After two years at the University of Wisconsin he returned to England and obtained a doctorate from the University of Cambridge in 1935 on the application of quantum mechanics to the physics of crystals. He was then appointed Reader in Mathematics at Imperial College London, a post he held from 1936 to 1945.
In 1944-45 he worked on the USA atomic bomb project at the Los Alamos Scientific Laboratory, New Mexico. In particular he worked on the use of the atomic bomb, its effects and in particular the height at which it should be detonated.
Returning to England he worked on the British atomic bomb project, saw the project through to the test of the first bomb in 1952. At this point Penney was offered a Chair at the University of Oxford.
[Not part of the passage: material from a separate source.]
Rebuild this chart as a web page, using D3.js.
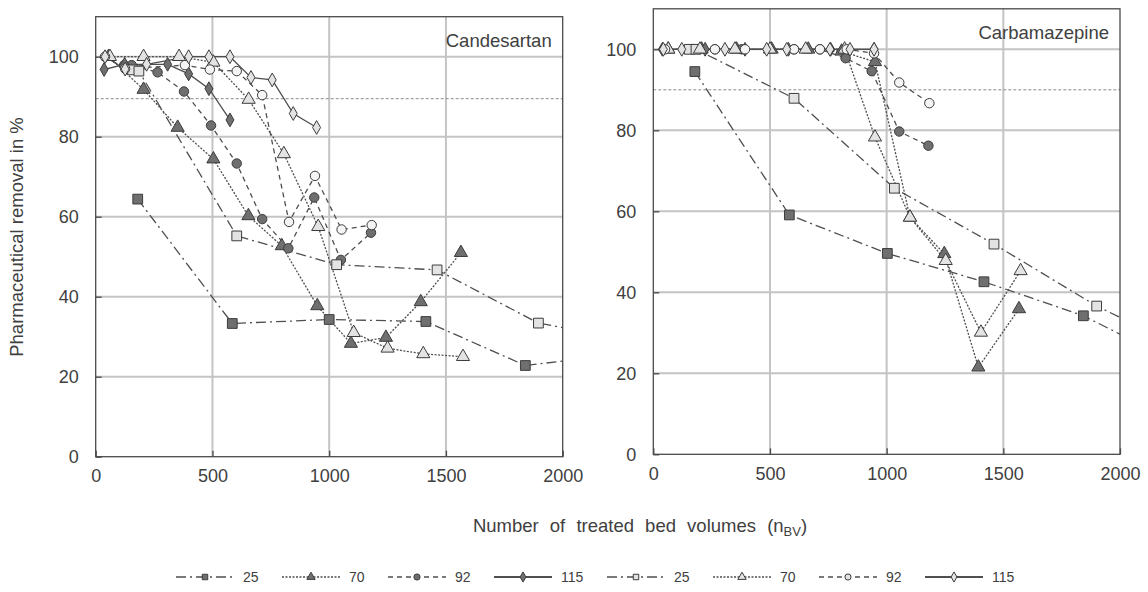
<!DOCTYPE html>
<html>
<head>
<meta charset="utf-8">
<script src="https://cdn.jsdelivr.net/npm/d3@7"></script>
<style>
  body { margin: 0; background: #fff; }
  svg text { font-family: "Liberation Sans", Arial, sans-serif; fill: #404040; }
</style>
</head>
<body>
<svg id="chart"></svg>
<script>
// Breakthrough of candesartan and carbamazepine vs. treated bed volumes

const W = 1148, H = 592;

const xTicks = [0, 500, 1000, 1500, 2000];
const yTicks = [0, 20, 40, 60, 80, 100];
const ebctLabels = ["25", "70", "92", "115"];

// [bed volumes, removal %] — dark markers = first set, light markers = second set
const candDark25  = [[180,64.4],[585,33.3],[1000,34.3],[1414,33.8],[1840,22.8],[2300,26]];
const candDark70  = [[55,100],[205,91.8],[351,82.3],[504,74.4],[654,60.2],[797,52.7],[949,37.7],[1093,28.3],[1243,29.8],[1392,38.7],[1564,51]];
const candDark92  = [[122,97.9],[154,97.9],[265,96.1],[378,91.3],[494,82.8],[604,73.3],[713,59.4],[825,52.1],[936,64.8],[1050,49.2],[1179,56]];
const candDark115 = [[36,96.8],[124,98.1],[308,98.1],[398,95.7],[485,92],[575,84.2]];
const candLight25  = [[158,96.7],[185,96.4],[604,55.2],[1032,48],[1462,46.7],[1896,33.4],[2300,29]];
const candLight70  = [[61,100],[205,100],[357,100],[504,98.6],[655,89.3],[806,75.7],[953,57.5],[1105,31],[1250,27.1],[1403,25.7],[1573,25]];
const candLight92  = [[40,100],[126,97],[382,97.9],[489,96.8],[604,96.4],[713,90.4],[828,58.7],[939,70.2],[1053,56.8],[1182,57.9]];
const candLight115 = [[40,100],[126,96.9],[218,98.1],[398,100],[485,100],[575,100],[665,94.8],[756,94.2],[846,85.8],[946,82.3]];

const carbDark25  = [[178,94.5],[583,59.1],[1003,49.6],[1417,42.6],[1843,34.2],[2300,21]];
const carbDark70  = [[64,100],[207,100],[357,100],[507,100],[664,100],[807,99.5],[950,96.9],[1100,58.5],[1247,49.5],[1393,21.5],[1567,35.9]];
const carbDark92  = [[264,100],[379,100],[603,100],[714,100],[824,97.8],[936,94.6],[1054,79.7],[1179,76.2]];
const carbDark115 = [[39,100],[222,100],[393,100],[579,100],[760,100],[946,100]];
const carbLight25  = [[154,100],[183,100],[603,87.9],[1033,65.7],[1460,51.9],[1900,36.6],[2300,25.5]];
const carbLight70  = [[64,100],[200,100],[350,100],[500,100],[653,100],[820,100],[950,78.3],[1100,58.5],[1253,47.8],[1404,30.1],[1574,45.3]];
const carbLight92  = [[50,100],[264,100],[393,100],[603,100],[714,100],[829,100],[946,99],[1054,91.8],[1183,86.7]];
const carbLight115 = [[43,100],[122,100],[307,100],[486,100],[572,100],[757,100],[843,100],[946,100]];

const candThreshold = 89.5;
const carbThreshold = 90;

const dashFor = { "25": "10,4,2,4", "70": "2,1.5", "92": "5,4", "115": null };
const symbolFor = { "25": d3.symbolSquare, "70": d3.symbolTriangle, "92": d3.symbolCircle, "115": d3.symbolDiamond };
const sizeFor = { "25": 95, "70": 75, "92": 70, "115": 55 };
const fillFor = { dark: "#6f6f6f", light: "#e3e3e3" };

const panels = [
  { name: "Candesartan", id: "cand", x0: 95.7, x1: 562.7, yBot: 456.7, yTop: 16.7, threshold: candThreshold,
    series: [
      { tone: "dark", ebct: "25", pts: candDark25 }, { tone: "dark", ebct: "70", pts: candDark70 },
      { tone: "dark", ebct: "92", pts: candDark92 }, { tone: "dark", ebct: "115", pts: candDark115 },
      { tone: "light", ebct: "25", pts: candLight25 }, { tone: "light", ebct: "70", pts: candLight70 },
      { tone: "light", ebct: "92", pts: candLight92 }, { tone: "light", ebct: "115", pts: candLight115 }
    ] },
  { name: "Carbamazepine", id: "carb", x0: 653.3, x1: 1120, yBot: 454.3, yTop: 8.8, threshold: carbThreshold,
    series: [
      { tone: "dark", ebct: "25", pts: carbDark25 }, { tone: "dark", ebct: "70", pts: carbDark70 },
      { tone: "dark", ebct: "92", pts: carbDark92 }, { tone: "dark", ebct: "115", pts: carbDark115 },
      { tone: "light", ebct: "25", pts: carbLight25 }, { tone: "light", ebct: "70", pts: carbLight70 },
      { tone: "light", ebct: "92", pts: carbLight92 }, { tone: "light", ebct: "115", pts: carbLight115 }
    ] }
];

const svg = d3.select("#chart").attr("width", W).attr("height", H);

panels.forEach(p => {
  const x = d3.scaleLinear().domain([0, 2000]).range([p.x0, p.x1]);
  const y = d3.scaleLinear().domain([0, 110]).range([p.yBot, p.yTop]);
  const g = svg.append("g");

  g.append("clipPath").attr("id", "clip-" + p.id)
    .append("rect").attr("x", p.x0).attr("y", p.yTop).attr("width", p.x1 - p.x0).attr("height", p.yBot - p.yTop);

  // grid
  g.selectAll(".hg").data(yTicks.filter(t => t > 0)).enter().append("line")
    .attr("x1", p.x0).attr("x2", p.x1).attr("y1", d => y(d)).attr("y2", d => y(d))
    .attr("stroke", "#c4c4c4").attr("stroke-width", 2);
  g.selectAll(".vg").data(xTicks.filter(t => t > 0 && t < 2000)).enter().append("line")
    .attr("x1", d => x(d)).attr("x2", d => x(d)).attr("y1", p.yTop).attr("y2", p.yBot)
    .attr("stroke", "#c4c4c4").attr("stroke-width", 2);

  // threshold
  g.append("line").attr("x1", p.x0).attr("x2", p.x1)
    .attr("y1", y(p.threshold)).attr("y2", y(p.threshold))
    .attr("stroke", "#8a8a8a").attr("stroke-width", 1).attr("stroke-dasharray", "3,2");

  // frame
  g.append("rect").attr("x", p.x0).attr("y", p.yTop).attr("width", p.x1 - p.x0).attr("height", p.yBot - p.yTop)
    .attr("fill", "none").attr("stroke", "#4a4a4a").attr("stroke-width", 1.3);

  // axes with inward ticks
  const xAxis = d3.axisBottom(x).tickValues(xTicks).tickFormat(d3.format("d"))
    .tickSizeInner(-6).tickSizeOuter(0).tickPadding(13);
  const yAxis = d3.axisLeft(y).tickValues(yTicks).tickFormat(d3.format("d"))
    .tickSizeInner(-6).tickSizeOuter(0).tickPadding(17);
  const gx = g.append("g").attr("transform", `translate(0,${p.yBot})`).call(xAxis);
  const gy = g.append("g").attr("transform", `translate(${p.x0},0)`).call(yAxis);
  [gx, gy].forEach(a => {
    a.select(".domain").remove();
    a.selectAll(".tick line").attr("stroke", "#4a4a4a").attr("stroke-width", 1.3);
    a.selectAll(".tick text").style("font-size", "18px").attr("fill", "#404040");
  });

  // lines
  const line = d3.line().x(d => x(d[0])).y(d => y(d[1]));
  const lg = g.append("g").attr("clip-path", `url(#clip-${p.id})`);
  p.series.forEach(s => {
    lg.append("path").datum(s.pts).attr("d", line)
      .attr("fill", "none").attr("stroke", "#4f4f4f").attr("stroke-width", 1.3)
      .attr("stroke-dasharray", dashFor[s.ebct]);
  });

  // markers
  p.series.forEach(s => {
    g.append("g").selectAll("path").data(s.pts.filter(d => d[0] <= 2000)).enter().append("path")
      .attr("d", d3.symbol().type(symbolFor[s.ebct]).size(sizeFor[s.ebct]))
      .attr("transform", d => `translate(${x(d[0])},${y(d[1])})`)
      .attr("fill", s.tone === "dark" ? fillFor.dark : (s.ebct === "92" ? "#f4f4f4" : fillFor.light))
      .attr("stroke", "#3c3c3c").attr("stroke-width", 1);
  });

  // panel name
  g.append("text").attr("x", p.x1 - 11).attr("y", p.yTop + 30)
    .attr("text-anchor", "end").style("font-size", "18.5px").text(p.name);
});

// axis titles
svg.append("text")
  .attr("transform", "translate(23,237) rotate(-90)")
  .attr("text-anchor", "middle").style("font-size", "18.5px")
  .text("Pharmaceutical removal in %");

const xt = svg.append("text").attr("x", 640).attr("y", 532)
  .attr("text-anchor", "middle").style("font-size", "18.5px").style("word-spacing", "6px");
xt.append("tspan").text("Number of treated bed volumes (n");
xt.append("tspan").attr("dy", 4).style("font-size", "13px").text("BV");
xt.append("tspan").attr("dy", -4).text(")");

// legend
const legendItems = [];
["dark", "light"].forEach(tone => ebctLabels.forEach(e => legendItems.push({ tone, ebct: e })));
const lgd = svg.append("g");
let lx = 176;
const ly = 577;
legendItems.forEach(it => {
  const lw = 58;
  lgd.append("line").attr("x1", lx).attr("x2", lx + lw).attr("y1", ly).attr("y2", ly)
    .attr("stroke", "#4f4f4f").attr("stroke-width", it.ebct === "115" ? 2 : 1.3)
    .attr("stroke-dasharray", dashFor[it.ebct]);
  lgd.append("path")
    .attr("d", d3.symbol().type(symbolFor[it.ebct]).size(30))
    .attr("transform", `translate(${lx + lw / 2},${ly})`)
    .attr("fill", it.tone === "dark" ? fillFor.dark : fillFor.light)
    .attr("stroke", "#3c3c3c").attr("stroke-width", 1);
  lgd.append("text").attr("x", lx + lw + 9).attr("y", ly + 5)
    .style("font-size", "14px").text(it.ebct);
  lx += it.ebct === "115" ? 113 : 106;
});
</script>
</body>
</html>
Always more inclined toward the academic life he was keen to accept this post but he was persuaded that the "national interests" required him to continue as director of atomic-weapons research and development at Aldermaston.
From 1954 Penney served on the Board of the Atomic Energy Authority, becoming Chairman in 1964. He retired his post of Chairman in 1967 and accepted an invitation to become Rector of Imperial College. He resigned this post after 6 years and although he led the College successfully the reason for his early retirement may be explained by his own words about this period:-
These were difficult times .... The students were sometimes uncontrollable, the heads of departments were bewildered and angry, the rest of the staff, including the technicians, wanted a say in how everything was run.
He received many honours. In 1946 he was made O.B.E., in 1952 K.B.E. and made Baron Penney of East Hendred in 1967. He received an O.M. in 1969. Other honours include being elected a Fellow of the Royal Society in 1946 and in 1966 he was awarded its Rumford Medal:-
... in recognition of his distinguished anf paramount personal contribution to the establishment of economic nuclear energy in Great Britain.
He was elected a Fellow of the Royal Society of Edinburgh in 1970. He also received honorary degrees from five universities.
In  he is described as follows:-
In appearance, he was a rotund, rather owl-like figure, usually casually dressed. He was friendly and amiable, if sometimes rather withdrawn in company, often with an amused smile for he had a keen sense of humour. ... He spoke slowly ... He said little, but what he said was much to the point, and carried authority, and he had a gift for laconic comment.